To improve, there often has to be a fire lit under one’s posterior. Well, ‘tis the season for rosy cheeks anyway, right? Perhaps the best classroom experience for any teacher is to have a student suggest, “Is this the best you’ve got?” This necessary sentiment is often expressed through nonverbal cues that practically scream “Your class is brutal!” Or through semi-respectful but blatantly honest comments like, “Your class is so boring that time just snails along as I scratch away at meaningless worksheets while the only thing that keeps me alert and awake enough to make progress are the occasional vibrations from my pocketed, and banned, smartphone.” No doubt a wake-up call is sometimes needed to joggle educators out of classroom stagnation. In fact, a challenge is the gift from which all other educators’ gifts originate. Need a jolt, I mean, a gift? Let Student X help. Warning: this gift is not for the squeamish.

Gift #2: Purpose

Once a challenge has been issued, all determined educators delve deeply into their teaching philosophies for re-examination. Maybe that coincides with current practices and curricula or maybe that simply coincides with the most important curriculum of all, the real reason teachers choose to enter the classroom…to stir up enough curiosity to send all students on a personal quest that results in self-knowledge, creativity, generosity, and happiness.

Gift #3: Vision

Challenge?

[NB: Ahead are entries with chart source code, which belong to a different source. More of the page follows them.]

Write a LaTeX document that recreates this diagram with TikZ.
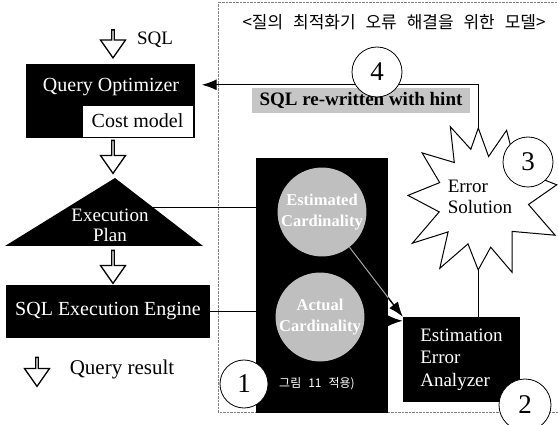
\documentclass[tikz,border=0pt]{standalone}
\usepackage{fontspec}
\setmainfont{Liberation Serif}
\newfontfamily\kor{Noto Sans CJK KR}[WordSpace=2.6]
\usetikzlibrary{arrows.meta, positioning, shapes.arrows, calc}

\begin{document}
\begin{tikzpicture}[x=1pt, y=-1pt,
    lbl/.style={font=\fontsize{20}{22}\selectfont},
    darkbox/.style={fill=black, text=white, inner sep=0pt, lbl},
    ball/.style={circle, fill=gray!50, text=white, align=center, inner sep=0pt, font=\bfseries\fontsize{16.5}{21}\selectfont},
    numcirc/.style={circle, draw, line width=0.8pt, fill=white, inner sep=0pt, font=\fontsize{27}{27}\selectfont},
    hollow/.style={single arrow, draw, line width=1.3pt, fill=white, shape border rotate=270, minimum height=30pt, minimum width=25pt, single arrow head extend=6pt, single arrow tip angle=70, inner sep=0pt},
    conn/.style={line width=1.4pt},
    arrow/.style={-{Latex[length=15pt, width=11pt]}, line width=1.4pt}
]
\useasboundingbox (0,0) rectangle (558,425);

% frame of the model
\draw[densely dotted, gray] (558,2) -- (218,2) -- (218,412) -- (558,412);
\node[font=\kor\fontsize{17}{19}\selectfont] (title) at (394,22) {<질의 최적화기 오류 해결을 위한 모델>};

% left column
\node[hollow, minimum height=28pt] (a0) at (113,43) {};
\node[font=\fontsize{19}{20}\selectfont] (sql) at (155,40) {SQL};

\node[darkbox, minimum width=169pt, minimum height=74pt] (qo) at (110,101) {};
\node[lbl, text=white] (qotxt) at (111,87) {Query Optimizer};
\node[draw, fill=white, minimum width=111pt, minimum height=32pt, inner sep=0pt, lbl] (cost) at (137.5,121) {Cost model};

\node[hollow, minimum height=33pt] (a1) at (113,156) {};

\coordinate (pt) at (115,178);
\coordinate (pl) at (5,246);
\coordinate (pr) at (203,246);
\fill (pt) -- (pr) -- (pl) -- cycle;
\node[text=white, align=center, font=\fontsize{19}{20}\selectfont] (plan) at (110,225) {Execution\\Plan};
\coordinate (planr) at ($(pt)!0.43!(pr)$);

\node[hollow, minimum height=33pt] (a2) at (113,266) {};

\node[darkbox, minimum width=204pt, minimum height=53pt] (eng) at (108,311.5) {SQL Execution Engine};

\node[hollow, minimum height=29pt] (a3) at (37,371) {};
\node[font=\fontsize{21}{22}\selectfont] (res) at (122,369) {Query result};

% cardinality block
\node[fill=black, minimum width=132pt, minimum height=255pt, inner sep=0pt] (box) at (322,285.5) {};
\node[ball, minimum size=86pt] (est) at (322,212) {Estimated\\Cardinality};
\node[ball, minimum size=82pt] (act) at (320,317) {Actual\\Cardinality};
\node[text=white, font=\kor\fontsize{12}{14}\selectfont] (note) at (317,384) {그림 11 적용)};

\node[darkbox, minimum width=117pt, minimum height=85pt, align=left, font=\fontsize{19}{22.5}\selectfont] (ana) at (461.5,359.5) {Estimation\\Error\\Analyzer};

\node[fill=gray!45, minimum width=218pt, minimum height=25pt, inner sep=0pt, font=\bfseries\fontsize{19}{20}\selectfont] (hint) at (361,100.5) {SQL re-written with hint};

% error solution burst
\draw[line width=1pt, fill=white] (478.3,128.1) -- (488.6,156.5) -- (506.6,130.3) -- (516.5,169.1)
    -- (556.8,184.8) -- (528.5,204.5) -- (555.1,235.2) -- (512.1,231.4) -- (512,272.2)
    -- (490.7,247.2) -- (478.2,269.9) -- (468,243.9) -- (439.8,268.3) -- (448.1,231.9)
    -- (412.4,243.2) -- (439.2,211.9) -- (408,195.4) -- (439.7,182.6) -- (422.1,152.9)
    -- (454.3,162.5) -- (450.3,126.7) -- (470.8,149.3) -- cycle;
\coordinate (errtop) at (478.3,128.1);
\coordinate (errbot) at (478.2,269.9);
\node[align=left, font=\fontsize{19}{21}\selectfont] (err) at (480,197) {Error\\Solution};

% connectors
\coordinate (back) at ([yshift=3pt]hint.north);
\draw[arrow] (errtop) |- ([xshift=7pt]qo.east |- back);
\draw[conn] (planr) -- (planr -| box.west);
\draw[conn] (eng.east) -- (eng.east -| box.west);
\draw[arrow] (est.-52) -- (ana.north west);
\begin{scope}
  \clip (box.south west) rectangle (box.north east);
  \draw[gray!70, line width=1pt] (est.-52) -- (ana.north west);
\end{scope}
\coordinate (hz) at ([yshift=-4pt]ana.north west);
\draw[arrow] (act.east |- hz) -- (hz);
\draw[conn] (errbot |- ana.north) -- (errbot);

% step numbers
\node[numcirc, minimum size=50pt] (n4) at (377,72) {4};
\node[numcirc, minimum size=50pt] (n3) at (528,162) {3};
\node[numcirc, minimum size=48pt] (n1) at (244,384) {1};
\node[numcirc, minimum size=52pt] (n2) at (525,405) {2};
\end{tikzpicture}
\end{document}
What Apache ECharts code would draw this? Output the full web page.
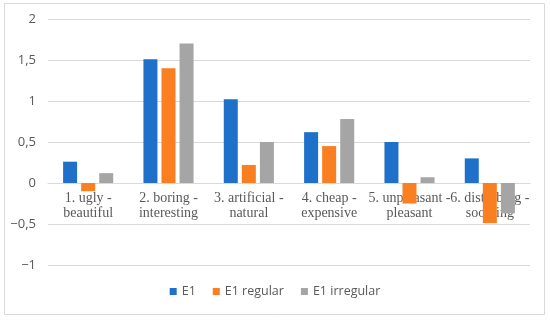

Check. Purpose? Check. What’s next? A shared, collaborative, and classroom vision that can sustain the gift of purpose. Founded in 2008, Studio 113’s vision has included improvisational acting, interactive learning structures, project and passion-based learning, and off-the-chain learning practices in a stage-centered and flexible classroom. To establish this vision at the beginning of the school year, Studio 113 bolstered its creative intentions on the following lyrics from “Am I Wrong?” by Nico and Vinz.
Am I wrong For thinking out the box from where I stay? Am I wrong For saying that I choose another way? I ain't trying to do what everybody else doin' Just 'cause everybody doin' what they all do If one thing I know, I'll fall but I'll grow I'm walking down this road of mine, this road that I call home
So am I wrong? For thinking that we could be something for real? Now am I wrong? For trying to reach the things that I can't see? But that's just how I feel, That's just how I feel That's just how I feel Trying to reach the things that I can't see
Am I tripping
For having a vision?

Gift #4: Inspiration

Pablo Picasso was accurate when he said, “Inspiration does exist, but it must find you working.” In agreement, I say show me an inspired educator, and I’ll show you an amazing teacher who rocks the classroom with the zeal of the Energizer Bunny after inhaling a box of Krispy Kremes and chasing them with two Red Bulls. To be honest, observing inspired, master teachers working their craft is comparable to gazing at a work of art. They are one-in-the-same.

Gift #5: Creativity

Personally, this gift is what gets me out of bed at 5:30am every morning. Whether the day calls for interactive learning structures, acting on stage, students’ presentations, or wild-and-wacky learning activities, I can’t wait to see students’ talents and interests expressed out loud.

Gift #6: Happiness

The cumulative effect of the first five gifts is humor, laughter, and just overall professional happiness. I'm betting Confucius’ claim, “Choose a job you love, and you will never work a day in your life”, is true. I know I surely love coming to "work."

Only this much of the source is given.